Fulbright Senior Specialist Award

Dr. Hu has won a competitive national award as the Fulbright Senior Specialist. He will travel to Japan to lecture and conduct research at the Tokyo University of Agriculture and Technology in Japan during April 19 to May 30, 2010.

The Fulbright Program, America’s flagship international educational exchange program, has provided approximately 286,500 people with the opportunity to observe each others’ political, economic, educational and cultural institutions, to exchange ideas and to embark on joint ventures of importance o the general welfare of the world’s inhabitants. The program operates in more than 155 countries worldwide. 
Fulbright Award

NSF Funding

Funded by the Paleo Perspectives on Climate Change program and led by Harry Rowe, Arne Winguth, and Max Hu of the Department of Earth and Environmental Sciences at UT-Arlington, the project will study how the climate system in eastern North America evolved during the last eight glacial-interglacial cycles, which cover the last 600,000 years of Earth’s history.

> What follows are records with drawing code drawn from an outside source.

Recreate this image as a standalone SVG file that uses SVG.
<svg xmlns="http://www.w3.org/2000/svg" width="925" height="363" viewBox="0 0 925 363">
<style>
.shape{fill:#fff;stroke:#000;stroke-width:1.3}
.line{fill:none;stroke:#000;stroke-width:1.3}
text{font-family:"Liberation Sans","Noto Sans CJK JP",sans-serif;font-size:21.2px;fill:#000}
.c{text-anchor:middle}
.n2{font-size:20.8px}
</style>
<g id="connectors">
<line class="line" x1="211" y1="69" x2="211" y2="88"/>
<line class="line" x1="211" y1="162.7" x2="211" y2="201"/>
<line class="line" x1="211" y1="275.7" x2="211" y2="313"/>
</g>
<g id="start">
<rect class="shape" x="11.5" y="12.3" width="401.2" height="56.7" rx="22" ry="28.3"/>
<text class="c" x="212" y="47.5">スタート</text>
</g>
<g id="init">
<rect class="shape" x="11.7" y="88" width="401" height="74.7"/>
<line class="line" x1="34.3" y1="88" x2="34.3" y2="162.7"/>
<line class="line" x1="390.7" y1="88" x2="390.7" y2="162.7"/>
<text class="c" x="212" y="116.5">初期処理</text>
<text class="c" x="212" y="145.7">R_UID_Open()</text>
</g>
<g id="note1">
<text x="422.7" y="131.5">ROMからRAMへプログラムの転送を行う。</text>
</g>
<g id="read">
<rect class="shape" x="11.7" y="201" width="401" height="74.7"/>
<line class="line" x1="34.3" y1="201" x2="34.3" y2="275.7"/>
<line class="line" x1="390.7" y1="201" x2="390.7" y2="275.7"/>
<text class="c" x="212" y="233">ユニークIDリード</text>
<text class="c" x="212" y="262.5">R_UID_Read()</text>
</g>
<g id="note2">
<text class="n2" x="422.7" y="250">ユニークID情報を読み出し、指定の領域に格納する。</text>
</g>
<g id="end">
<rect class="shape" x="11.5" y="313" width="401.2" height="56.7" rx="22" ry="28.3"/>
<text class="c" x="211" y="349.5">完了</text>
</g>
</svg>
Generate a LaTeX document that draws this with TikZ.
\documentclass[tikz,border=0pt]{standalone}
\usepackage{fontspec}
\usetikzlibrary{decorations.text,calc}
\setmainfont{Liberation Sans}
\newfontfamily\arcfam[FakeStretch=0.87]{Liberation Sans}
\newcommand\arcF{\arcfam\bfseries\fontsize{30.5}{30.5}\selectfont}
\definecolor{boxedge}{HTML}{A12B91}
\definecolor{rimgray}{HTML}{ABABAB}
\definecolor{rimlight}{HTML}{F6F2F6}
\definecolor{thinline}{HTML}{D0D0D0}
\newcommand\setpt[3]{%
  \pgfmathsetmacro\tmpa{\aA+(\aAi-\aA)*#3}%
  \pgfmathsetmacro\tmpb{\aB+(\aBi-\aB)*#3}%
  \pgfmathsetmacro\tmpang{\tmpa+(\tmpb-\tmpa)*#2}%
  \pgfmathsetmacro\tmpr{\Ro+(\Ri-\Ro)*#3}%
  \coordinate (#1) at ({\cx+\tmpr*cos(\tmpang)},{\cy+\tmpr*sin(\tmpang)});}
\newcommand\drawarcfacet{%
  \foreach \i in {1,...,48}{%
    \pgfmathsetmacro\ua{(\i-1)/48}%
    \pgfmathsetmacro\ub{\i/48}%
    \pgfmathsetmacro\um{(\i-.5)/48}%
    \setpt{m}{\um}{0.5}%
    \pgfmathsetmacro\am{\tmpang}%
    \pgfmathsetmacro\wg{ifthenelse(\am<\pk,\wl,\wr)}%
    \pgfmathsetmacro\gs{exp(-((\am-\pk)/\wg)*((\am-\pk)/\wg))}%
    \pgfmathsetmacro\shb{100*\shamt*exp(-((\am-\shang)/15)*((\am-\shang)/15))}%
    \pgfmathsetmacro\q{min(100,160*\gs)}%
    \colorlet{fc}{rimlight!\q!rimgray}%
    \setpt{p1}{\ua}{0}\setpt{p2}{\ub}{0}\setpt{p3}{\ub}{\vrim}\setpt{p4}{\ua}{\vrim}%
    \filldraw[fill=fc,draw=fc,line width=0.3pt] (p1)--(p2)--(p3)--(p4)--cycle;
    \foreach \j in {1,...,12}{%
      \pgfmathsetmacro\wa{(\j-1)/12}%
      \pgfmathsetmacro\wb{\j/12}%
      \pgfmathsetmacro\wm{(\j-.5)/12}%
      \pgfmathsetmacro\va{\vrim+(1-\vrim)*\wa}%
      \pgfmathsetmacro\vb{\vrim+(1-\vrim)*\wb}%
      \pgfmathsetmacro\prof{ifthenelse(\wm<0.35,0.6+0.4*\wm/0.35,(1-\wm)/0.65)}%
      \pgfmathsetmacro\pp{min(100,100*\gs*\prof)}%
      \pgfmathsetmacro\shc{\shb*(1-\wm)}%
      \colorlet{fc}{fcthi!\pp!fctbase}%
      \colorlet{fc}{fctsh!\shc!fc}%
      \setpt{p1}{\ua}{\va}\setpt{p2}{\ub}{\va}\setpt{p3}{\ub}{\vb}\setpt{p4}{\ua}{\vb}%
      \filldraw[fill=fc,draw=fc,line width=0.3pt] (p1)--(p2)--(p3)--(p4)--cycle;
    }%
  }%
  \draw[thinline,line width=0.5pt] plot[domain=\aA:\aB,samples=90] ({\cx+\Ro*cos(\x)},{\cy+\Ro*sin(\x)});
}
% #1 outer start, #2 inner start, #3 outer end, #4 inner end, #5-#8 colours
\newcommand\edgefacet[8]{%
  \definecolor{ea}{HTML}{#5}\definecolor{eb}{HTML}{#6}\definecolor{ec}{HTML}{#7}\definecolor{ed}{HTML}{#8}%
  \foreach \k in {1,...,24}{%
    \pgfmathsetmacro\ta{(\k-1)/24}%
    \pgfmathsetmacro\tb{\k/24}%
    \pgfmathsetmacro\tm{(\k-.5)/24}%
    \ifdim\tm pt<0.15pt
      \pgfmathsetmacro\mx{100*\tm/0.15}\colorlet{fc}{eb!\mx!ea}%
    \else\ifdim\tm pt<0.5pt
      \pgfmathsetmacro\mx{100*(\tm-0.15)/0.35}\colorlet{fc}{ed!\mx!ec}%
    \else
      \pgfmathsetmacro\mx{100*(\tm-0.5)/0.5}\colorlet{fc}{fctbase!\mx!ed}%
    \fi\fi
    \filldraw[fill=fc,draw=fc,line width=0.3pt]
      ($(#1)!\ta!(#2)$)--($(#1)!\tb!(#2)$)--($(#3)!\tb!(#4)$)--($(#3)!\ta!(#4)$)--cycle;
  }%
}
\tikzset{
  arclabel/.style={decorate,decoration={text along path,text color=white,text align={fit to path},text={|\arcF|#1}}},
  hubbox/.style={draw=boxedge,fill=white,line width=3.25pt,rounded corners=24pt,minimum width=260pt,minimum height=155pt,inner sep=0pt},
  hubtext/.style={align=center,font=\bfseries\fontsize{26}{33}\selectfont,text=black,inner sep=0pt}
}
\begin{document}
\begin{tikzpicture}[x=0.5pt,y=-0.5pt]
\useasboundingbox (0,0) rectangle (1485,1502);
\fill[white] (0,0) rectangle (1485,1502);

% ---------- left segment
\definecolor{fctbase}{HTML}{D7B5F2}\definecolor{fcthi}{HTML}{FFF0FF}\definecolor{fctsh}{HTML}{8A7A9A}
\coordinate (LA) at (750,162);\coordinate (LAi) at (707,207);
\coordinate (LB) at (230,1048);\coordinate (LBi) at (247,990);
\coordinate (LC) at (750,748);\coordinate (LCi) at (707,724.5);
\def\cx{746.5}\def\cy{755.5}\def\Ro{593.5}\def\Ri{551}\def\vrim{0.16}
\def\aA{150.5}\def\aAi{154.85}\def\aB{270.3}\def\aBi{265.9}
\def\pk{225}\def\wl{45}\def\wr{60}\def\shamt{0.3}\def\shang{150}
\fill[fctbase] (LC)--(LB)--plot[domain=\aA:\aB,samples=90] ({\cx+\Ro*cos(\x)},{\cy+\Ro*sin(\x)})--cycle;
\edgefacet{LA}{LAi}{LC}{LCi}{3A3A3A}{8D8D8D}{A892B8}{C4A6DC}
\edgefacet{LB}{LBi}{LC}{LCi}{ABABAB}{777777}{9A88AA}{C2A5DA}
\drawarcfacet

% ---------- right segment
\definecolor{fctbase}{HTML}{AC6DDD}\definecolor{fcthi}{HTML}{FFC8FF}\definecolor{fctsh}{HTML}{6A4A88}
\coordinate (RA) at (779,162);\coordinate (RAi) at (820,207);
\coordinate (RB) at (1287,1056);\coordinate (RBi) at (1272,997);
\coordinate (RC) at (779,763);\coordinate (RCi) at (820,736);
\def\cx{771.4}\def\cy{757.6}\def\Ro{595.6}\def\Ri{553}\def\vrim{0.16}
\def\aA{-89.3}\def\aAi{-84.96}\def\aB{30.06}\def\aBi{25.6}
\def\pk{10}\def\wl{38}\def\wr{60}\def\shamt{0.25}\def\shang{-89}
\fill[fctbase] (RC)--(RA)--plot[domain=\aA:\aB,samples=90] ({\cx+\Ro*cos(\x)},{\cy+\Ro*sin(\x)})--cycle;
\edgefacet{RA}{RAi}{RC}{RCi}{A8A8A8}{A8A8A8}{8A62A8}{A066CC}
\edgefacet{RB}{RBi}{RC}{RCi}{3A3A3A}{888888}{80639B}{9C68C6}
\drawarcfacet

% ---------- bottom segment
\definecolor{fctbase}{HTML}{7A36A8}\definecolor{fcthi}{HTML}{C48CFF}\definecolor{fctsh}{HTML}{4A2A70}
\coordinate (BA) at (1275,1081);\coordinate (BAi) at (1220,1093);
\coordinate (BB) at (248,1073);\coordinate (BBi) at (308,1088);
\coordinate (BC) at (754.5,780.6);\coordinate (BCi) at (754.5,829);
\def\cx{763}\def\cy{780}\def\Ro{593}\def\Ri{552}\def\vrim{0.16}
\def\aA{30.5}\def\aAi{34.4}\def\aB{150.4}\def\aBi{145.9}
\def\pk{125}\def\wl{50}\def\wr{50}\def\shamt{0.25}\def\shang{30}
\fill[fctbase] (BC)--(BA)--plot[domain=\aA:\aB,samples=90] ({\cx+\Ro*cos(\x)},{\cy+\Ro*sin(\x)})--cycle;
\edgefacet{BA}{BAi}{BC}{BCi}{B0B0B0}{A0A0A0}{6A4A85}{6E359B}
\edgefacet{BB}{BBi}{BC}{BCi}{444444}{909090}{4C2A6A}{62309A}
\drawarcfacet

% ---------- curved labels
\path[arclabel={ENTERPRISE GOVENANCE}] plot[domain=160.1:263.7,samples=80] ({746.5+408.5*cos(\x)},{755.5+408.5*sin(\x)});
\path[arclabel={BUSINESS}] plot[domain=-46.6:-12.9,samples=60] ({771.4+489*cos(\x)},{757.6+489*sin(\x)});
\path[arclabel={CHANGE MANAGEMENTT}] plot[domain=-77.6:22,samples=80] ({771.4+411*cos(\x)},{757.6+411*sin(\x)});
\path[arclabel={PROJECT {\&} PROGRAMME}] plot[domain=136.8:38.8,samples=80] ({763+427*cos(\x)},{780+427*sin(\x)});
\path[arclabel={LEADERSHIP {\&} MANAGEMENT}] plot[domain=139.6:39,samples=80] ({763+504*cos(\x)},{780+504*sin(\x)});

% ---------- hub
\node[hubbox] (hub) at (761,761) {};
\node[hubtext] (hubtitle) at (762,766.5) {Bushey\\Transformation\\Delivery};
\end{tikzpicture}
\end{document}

Rowe and Hu, both geochemists, are reconstructing climate change using chemical and isotopic records preserved in cave stalagmites recovered from the Appalachian Mountains of Tennessee and West Virginia. Winguth, a climate modeler, is using the climate reconstructions as a guide to develop and refine simulations of the climate system for key periods of rapid climate change.

Research Highlights

A paper of Hu et al. (2008) on radionuclide sorption under different redox conditions was highlighted in Geochemical Highlights (#138) by Geochemical Society.